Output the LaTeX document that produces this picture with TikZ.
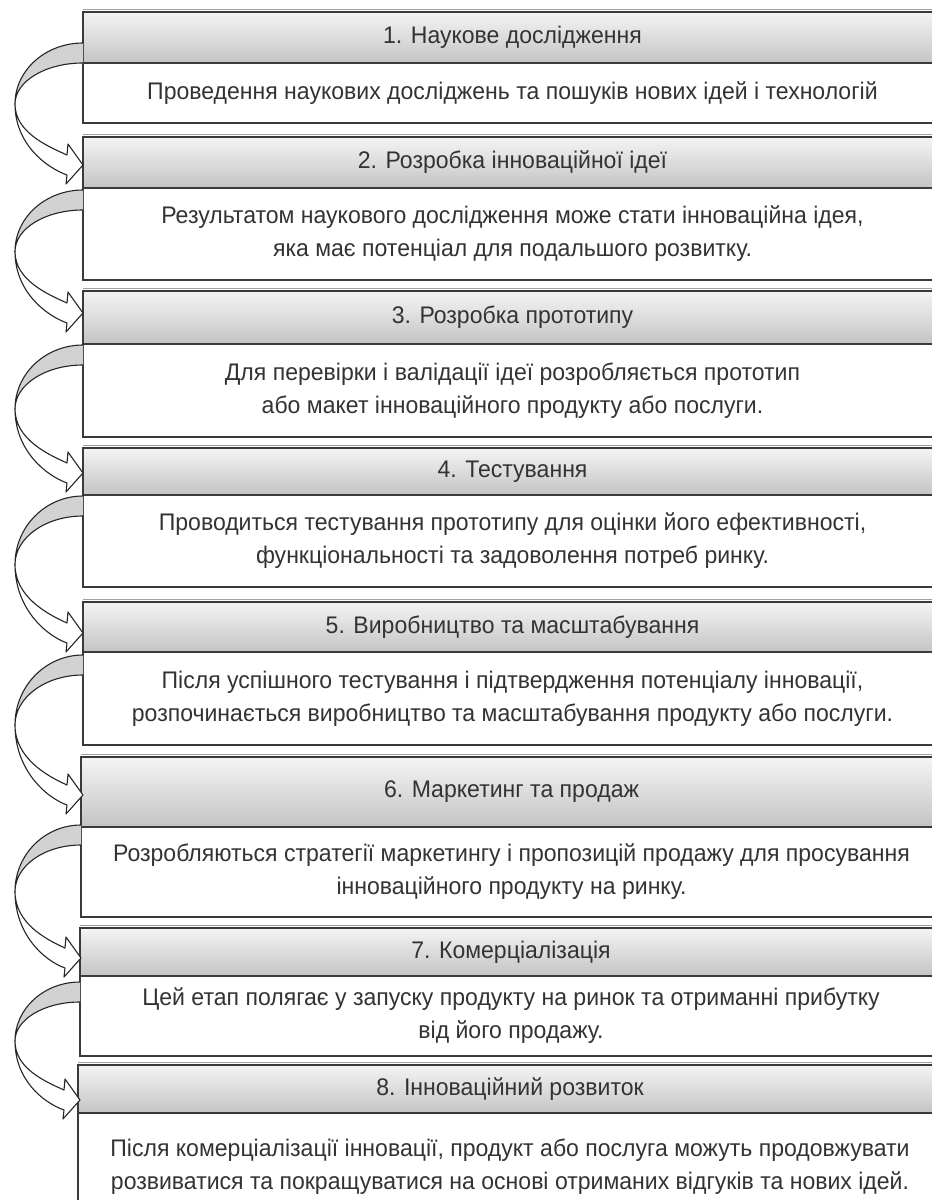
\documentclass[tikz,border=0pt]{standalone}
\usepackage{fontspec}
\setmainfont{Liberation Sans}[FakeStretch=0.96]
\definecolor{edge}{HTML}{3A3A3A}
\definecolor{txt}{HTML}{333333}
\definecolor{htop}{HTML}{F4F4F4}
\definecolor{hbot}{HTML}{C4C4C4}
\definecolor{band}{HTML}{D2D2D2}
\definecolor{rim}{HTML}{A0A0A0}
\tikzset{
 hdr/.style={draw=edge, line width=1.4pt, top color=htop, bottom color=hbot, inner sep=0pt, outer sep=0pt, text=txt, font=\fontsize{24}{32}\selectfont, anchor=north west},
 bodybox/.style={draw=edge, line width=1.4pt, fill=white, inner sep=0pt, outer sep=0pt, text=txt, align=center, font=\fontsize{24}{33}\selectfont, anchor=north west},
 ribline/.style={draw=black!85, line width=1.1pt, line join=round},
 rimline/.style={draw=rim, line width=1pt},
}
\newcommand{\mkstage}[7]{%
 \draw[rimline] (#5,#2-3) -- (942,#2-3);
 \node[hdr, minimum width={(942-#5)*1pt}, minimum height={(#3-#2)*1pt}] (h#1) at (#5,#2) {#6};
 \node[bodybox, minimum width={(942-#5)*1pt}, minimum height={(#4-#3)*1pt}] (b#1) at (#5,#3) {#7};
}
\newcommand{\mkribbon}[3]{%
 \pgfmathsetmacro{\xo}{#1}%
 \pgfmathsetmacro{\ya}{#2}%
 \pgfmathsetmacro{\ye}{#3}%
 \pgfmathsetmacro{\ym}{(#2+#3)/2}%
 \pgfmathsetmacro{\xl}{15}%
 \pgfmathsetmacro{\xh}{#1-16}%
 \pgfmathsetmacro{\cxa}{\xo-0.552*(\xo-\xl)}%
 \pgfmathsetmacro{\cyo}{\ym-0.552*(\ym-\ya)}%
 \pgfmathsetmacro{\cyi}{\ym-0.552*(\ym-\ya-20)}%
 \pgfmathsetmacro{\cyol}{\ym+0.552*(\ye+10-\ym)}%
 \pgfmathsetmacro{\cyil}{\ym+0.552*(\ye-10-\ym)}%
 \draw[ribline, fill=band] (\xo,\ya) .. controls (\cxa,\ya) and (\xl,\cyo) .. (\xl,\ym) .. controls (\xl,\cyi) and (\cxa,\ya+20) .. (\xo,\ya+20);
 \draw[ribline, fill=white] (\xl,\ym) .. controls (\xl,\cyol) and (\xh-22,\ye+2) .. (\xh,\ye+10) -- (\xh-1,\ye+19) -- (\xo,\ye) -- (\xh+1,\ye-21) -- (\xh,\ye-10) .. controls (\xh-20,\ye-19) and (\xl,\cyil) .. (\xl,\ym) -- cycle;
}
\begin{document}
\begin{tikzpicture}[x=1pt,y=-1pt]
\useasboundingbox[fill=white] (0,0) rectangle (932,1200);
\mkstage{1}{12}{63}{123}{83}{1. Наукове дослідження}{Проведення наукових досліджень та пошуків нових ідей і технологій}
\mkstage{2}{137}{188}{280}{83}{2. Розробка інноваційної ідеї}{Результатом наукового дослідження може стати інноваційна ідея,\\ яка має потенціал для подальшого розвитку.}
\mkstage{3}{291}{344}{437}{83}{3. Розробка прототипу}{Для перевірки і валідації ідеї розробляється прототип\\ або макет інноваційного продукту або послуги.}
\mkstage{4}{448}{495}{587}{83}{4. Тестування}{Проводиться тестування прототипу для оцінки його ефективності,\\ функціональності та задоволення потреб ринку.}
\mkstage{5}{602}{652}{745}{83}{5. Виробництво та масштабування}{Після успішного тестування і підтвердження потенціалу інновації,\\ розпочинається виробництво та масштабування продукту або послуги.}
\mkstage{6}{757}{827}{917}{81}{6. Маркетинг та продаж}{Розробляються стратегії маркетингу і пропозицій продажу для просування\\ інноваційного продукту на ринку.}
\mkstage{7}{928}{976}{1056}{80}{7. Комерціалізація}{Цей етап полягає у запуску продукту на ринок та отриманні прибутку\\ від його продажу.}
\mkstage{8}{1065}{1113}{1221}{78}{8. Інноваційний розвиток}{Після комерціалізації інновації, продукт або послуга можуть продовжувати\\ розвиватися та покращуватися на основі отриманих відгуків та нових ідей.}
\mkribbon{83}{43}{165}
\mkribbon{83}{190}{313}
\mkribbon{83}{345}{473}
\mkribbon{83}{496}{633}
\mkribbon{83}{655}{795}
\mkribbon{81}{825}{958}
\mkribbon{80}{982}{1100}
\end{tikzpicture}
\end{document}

Objective: Omit the pictures, and quote the material above exactly as given.

Output below:
Output the LaTeX document that produces this picture with TikZ.
\documentclass[tikz,border=0pt]{standalone}
\usepackage{fontspec}
\setmainfont{Liberation Sans}[FakeStretch=0.96]
\definecolor{edge}{HTML}{3A3A3A}
\definecolor{txt}{HTML}{333333}
\definecolor{htop}{HTML}{F4F4F4}
\definecolor{hbot}{HTML}{C4C4C4}
\definecolor{band}{HTML}{D2D2D2}
\definecolor{rim}{HTML}{A0A0A0}
\tikzset{
 hdr/.style={draw=edge, line width=1.4pt, top color=htop, bottom color=hbot, inner sep=0pt, outer sep=0pt, text=txt, font=\fontsize{24}{32}\selectfont, anchor=north west},
 bodybox/.style={draw=edge, line width=1.4pt, fill=white, inner sep=0pt, outer sep=0pt, text=txt, align=center, font=\fontsize{24}{33}\selectfont, anchor=north west},
 ribline/.style={draw=black!85, line width=1.1pt, line join=round},
 rimline/.style={draw=rim, line width=1pt},
}
\newcommand{\mkstage}[7]{%
 \draw[rimline] (#5,#2-3) -- (942,#2-3);
 \node[hdr, minimum width={(942-#5)*1pt}, minimum height={(#3-#2)*1pt}] (h#1) at (#5,#2) {#6};
 \node[bodybox, minimum width={(942-#5)*1pt}, minimum height={(#4-#3)*1pt}] (b#1) at (#5,#3) {#7};
}
\newcommand{\mkribbon}[3]{%
 \pgfmathsetmacro{\xo}{#1}%
 \pgfmathsetmacro{\ya}{#2}%
 \pgfmathsetmacro{\ye}{#3}%
 \pgfmathsetmacro{\ym}{(#2+#3)/2}%
 \pgfmathsetmacro{\xl}{15}%
 \pgfmathsetmacro{\xh}{#1-16}%
 \pgfmathsetmacro{\cxa}{\xo-0.552*(\xo-\xl)}%
 \pgfmathsetmacro{\cyo}{\ym-0.552*(\ym-\ya)}%
 \pgfmathsetmacro{\cyi}{\ym-0.552*(\ym-\ya-20)}%
 \pgfmathsetmacro{\cyol}{\ym+0.552*(\ye+10-\ym)}%
 \pgfmathsetmacro{\cyil}{\ym+0.552*(\ye-10-\ym)}%
 \draw[ribline, fill=band] (\xo,\ya) .. controls (\cxa,\ya) and (\xl,\cyo) .. (\xl,\ym) .. controls (\xl,\cyi) and (\cxa,\ya+20) .. (\xo,\ya+20);
 \draw[ribline, fill=white] (\xl,\ym) .. controls (\xl,\cyol) and (\xh-22,\ye+2) .. (\xh,\ye+10) -- (\xh-1,\ye+19) -- (\xo,\ye) -- (\xh+1,\ye-21) -- (\xh,\ye-10) .. controls (\xh-20,\ye-19) and (\xl,\cyil) .. (\xl,\ym) -- cycle;
}
\begin{document}
\begin{tikzpicture}[x=1pt,y=-1pt]
\useasboundingbox[fill=white] (0,0) rectangle (932,1200);
\mkstage{1}{12}{63}{123}{83}{1. Наукове дослідження}{Проведення наукових досліджень та пошуків нових ідей і технологій}
\mkstage{2}{137}{188}{280}{83}{2. Розробка інноваційної ідеї}{Результатом наукового дослідження може стати інноваційна ідея,\\ яка має потенціал для подальшого розвитку.}
\mkstage{3}{291}{344}{437}{83}{3. Розробка прототипу}{Для перевірки і валідації ідеї розробляється прототип\\ або макет інноваційного продукту або послуги.}
\mkstage{4}{448}{495}{587}{83}{4. Тестування}{Проводиться тестування прототипу для оцінки його ефективності,\\ функціональності та задоволення потреб ринку.}
\mkstage{5}{602}{652}{745}{83}{5. Виробництво та масштабування}{Після успішного тестування і підтвердження потенціалу інновації,\\ розпочинається виробництво та масштабування продукту або послуги.}
\mkstage{6}{757}{827}{917}{81}{6. Маркетинг та продаж}{Розробляються стратегії маркетингу і пропозицій продажу для просування\\ інноваційного продукту на ринку.}
\mkstage{7}{928}{976}{1056}{80}{7. Комерціалізація}{Цей етап полягає у запуску продукту на ринок та отриманні прибутку\\ від його продажу.}
\mkstage{8}{1065}{1113}{1221}{78}{8. Інноваційний розвиток}{Після комерціалізації інновації, продукт або послуга можуть продовжувати\\ розвиватися та покращуватися на основі отриманих відгуків та нових ідей.}
\mkribbon{83}{43}{165}
\mkribbon{83}{190}{313}
\mkribbon{83}{345}{473}
\mkribbon{83}{496}{633}
\mkribbon{83}{655}{795}
\mkribbon{81}{825}{958}
\mkribbon{80}{982}{1100}
\end{tikzpicture}
\end{document}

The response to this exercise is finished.